At its best performance, the system could process five simultaneous messages, with the decoding, handling, and encoding being the bottleneck, regardless of the number of simultaneously connected sockets. There were two other processes, one used for error handling, where all errors were passed, and one managing a database, where data reads, writes, and deletes were executed.
When reviewing the system, we identified what we believed was a truly concurrent activity in the system. It was not the action of decoding, handling, and encoding that was the answer, but the handling of the individual packets themselves. Having a process for every packet and using that process to decode, handle, and encode the packet meant that if thousands of packets were received simultaneously, they would all be processed in parallel.

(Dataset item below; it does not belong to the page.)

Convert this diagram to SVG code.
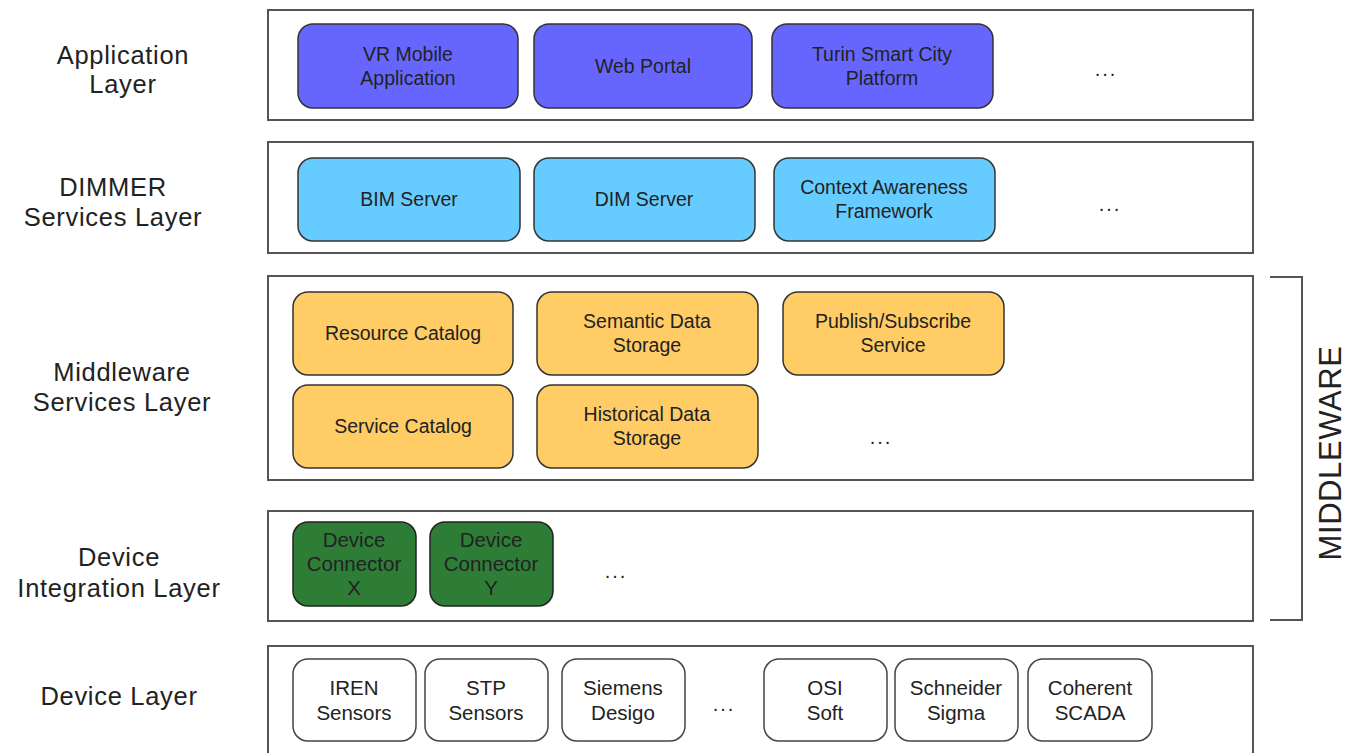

Knowing that a socket can receive only one packet at any one time meant that we could use this socket process to handle the call. Once the packet was received, a function call ensured that it was decoded and handled. The result (possibly an error) was encoded and sent to the socket process managing the connection belonging to the final recipient. The error handler and database processes were not needed, as the consistency of data through the serialization of destructive database operations could have been achieved in the handler process, as could the management of errors.
If you look at Figure 4-14, you will notice that on top of the socket processes, a database process was added to the rewritten program. This was to ensure that data consistency was maintained, as many processes accessing the same data might corrupt it as a result of a race condition. All destructive database operations such as write and delete were serialized through this process. Even if you can execute most of your activities in parallel, it is essential to identify activities that need serializing and place them in a process of their own. By taking care in identifying truly concurrent activites in your Erlang system, and spawning a process for each, you will ensure that you maximize the throughput while reducing the risk of bottlenecks.